Chris Wu from Taiwanese machine tool manufacturer Litz Hitech Corp welcomed the tariff reductions, noting they "put us on par with our main competitors South Korea and Japan," though he acknowledged that companies with single-digit profit margins cannot absorb remaining tariffs.
TSMC at the center
While not explicitly named, the deal has profound implications for Taiwan Semiconductor Manufacturing Company (TSMC), the world's largest contract chipmaker. The company, which previously committed US$100 billion to US facilities, has reportedly acquired hundreds of acres in Arizona for potential expansion.
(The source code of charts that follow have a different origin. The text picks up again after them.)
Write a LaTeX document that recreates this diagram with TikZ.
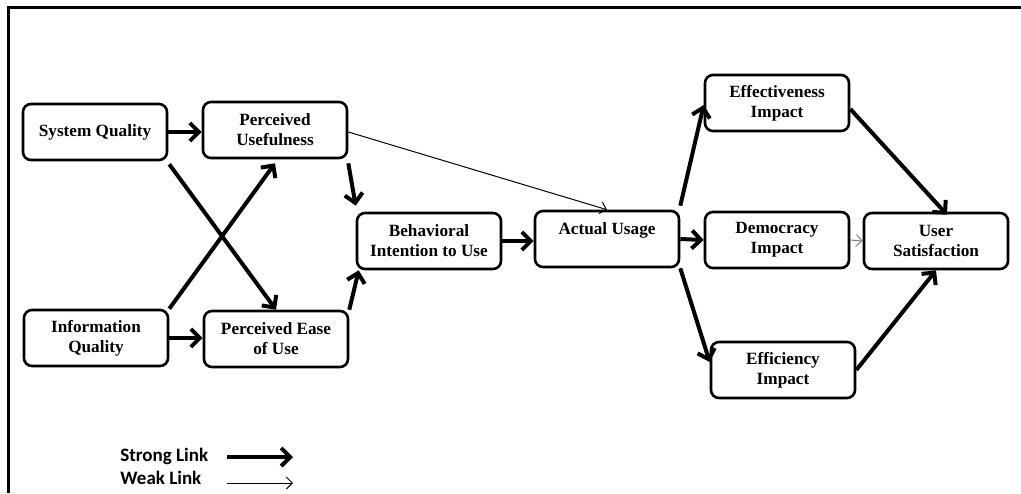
\documentclass[tikz,border=0pt]{standalone}
\usepackage{fontspec}
\setmainfont{Liberation Serif}
\newfontfamily\legendfont{Carlito}
\usetikzlibrary{arrows.meta}
\begin{document}
\begin{tikzpicture}[x=0.5pt,y=-0.5pt,
  box/.style={draw, line width=1.3pt, rounded corners=4pt, minimum width=72pt, minimum height=28pt,
    align=center, inner sep=1pt, font=\fontsize{8.6}{10}\selectfont\bfseries},
  strong/.style={line width=2pt, -{Straight Barb[length=4.5pt,width=9pt,line width=2pt]}},
  weak/.style={line width=0.5pt, -{Straight Barb[length=3pt,width=6pt,line width=0.5pt]}},
  legtext/.style={anchor=west, inner sep=0pt, font=\legendfont\fontsize{9.5}{11}\selectfont\bfseries}]
\useasboundingbox (0,0) rectangle (1021,493);
% frame
\draw[line width=1.5pt] (8,493) -- (8,7) -- (1021,7);
% nodes
\node[box] (sq) at (95,132) {System Quality};
\node[box] (pu) at (275,130) {Perceived\\Usefulness};
\node[box] (iq) at (96,338) {Information\\Quality};
\node[box] (peou) at (276,339) {Perceived Ease\\of Use};
\node[box] (bi) at (429,241) {Behavioral\\Intention to Use};
\node[box] (au) at (607,239) {Actual Usage\\\mbox{}};
\node[box] (eff) at (777,103) {Effectiveness\\Impact};
\node[box] (dem) at (777,240) {Democracy\\Impact};
\node[box] (us) at (936,241) {User\\Satisfaction};
\node[box] (effi) at (783,370) {Efficiency\\Impact};
% connectors
\draw[strong] (sq.east) -- (sq.east -| pu.west);
\draw[strong] (iq.east) -- (iq.east -| peou.west);
\draw[strong] ([shift={(1,3)}]sq.south east) -- (peou.north);
\draw[strong] (iq.north east) -- ([yshift=-2pt]pu.south);
\draw[strong] ([yshift=-2pt]pu.south east) -- ([yshift=3pt]bi.north west);
\draw[strong] (peou.north east) -- ([xshift=1.5pt]bi.south west);
\draw[weak] ([yshift=-1pt]pu.east) -- (au.north);
\draw[strong] (bi.east) -- (bi.east -| au.west);
\draw[strong] ([yshift=2pt]au.north east) -- ([yshift=-1pt]eff.west);
\draw[strong] (au.east) -- (dem.west);
\draw[strong] (au.south east) -- ([yshift=4pt]effi.west);
\draw[strong] ([yshift=-3pt]eff.east) -- ([shift={(11,3)}]us.north);
\draw[weak, gray] (dem.east) -- (us.west);
\draw[strong] (effi.east) -- (us.south);
% legend
\node[legtext] (lgs) at (120,456) {Strong Link};
\node[legtext] (lgw) at (120,478) {Weak Link};
\coordinate (s1) at (227,457);
\coordinate (s2) at (293,457);
\coordinate (w1) at (227,483);
\coordinate (w2) at (293,483);
\draw[strong] (s1) -- (s2);
\draw[weak] (w1) -- (w2);
\end{tikzpicture}
\end{document}
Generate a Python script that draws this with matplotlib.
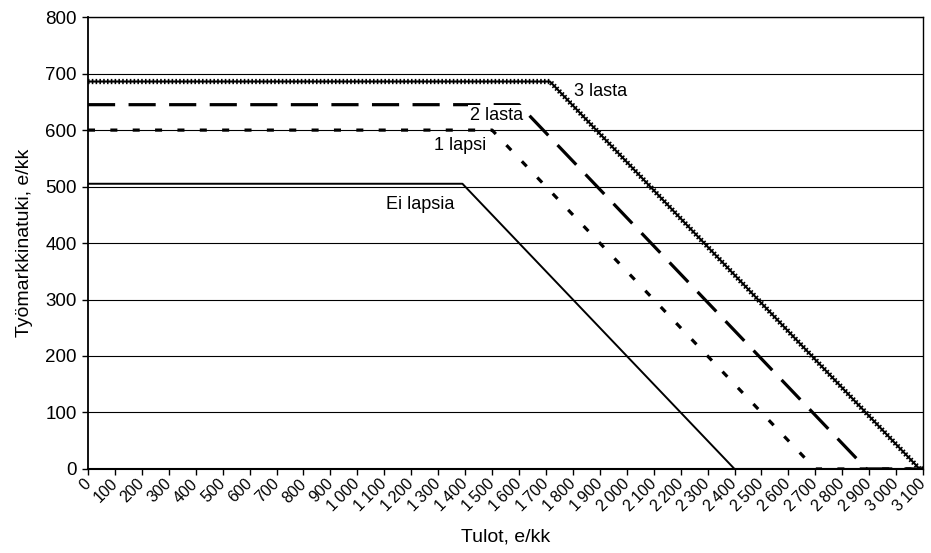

"As a semiconductor foundry serving customers worldwide, we welcome the prospect of robust trade agreements between the United States and Taiwan," TSMC stated, emphasizing the importance of strengthened trade relations for advancing future technologies.
Global implications
This partnership represents a pragmatic approach to addressing supply chain vulnerabilities while maintaining Taiwan's technological leadership. The deal acknowledges the reality of geopolitical tensions while creating pathways for continued innovation and collaboration.
The agreement must still navigate Taiwan's opposition-controlled parliament, where lawmakers have expressed concerns about potential erosion of the island's semiconductor dominance. However, the structured approach to capacity sharing suggests a balanced strategy that preserves Taiwan's central role while enhancing global resilience.
As artificial intelligence demand continues driving unprecedented growth in the semiconductor sector, this partnership positions both nations to capitalize on technological advancement while building a more resilient and diversified global supply chain.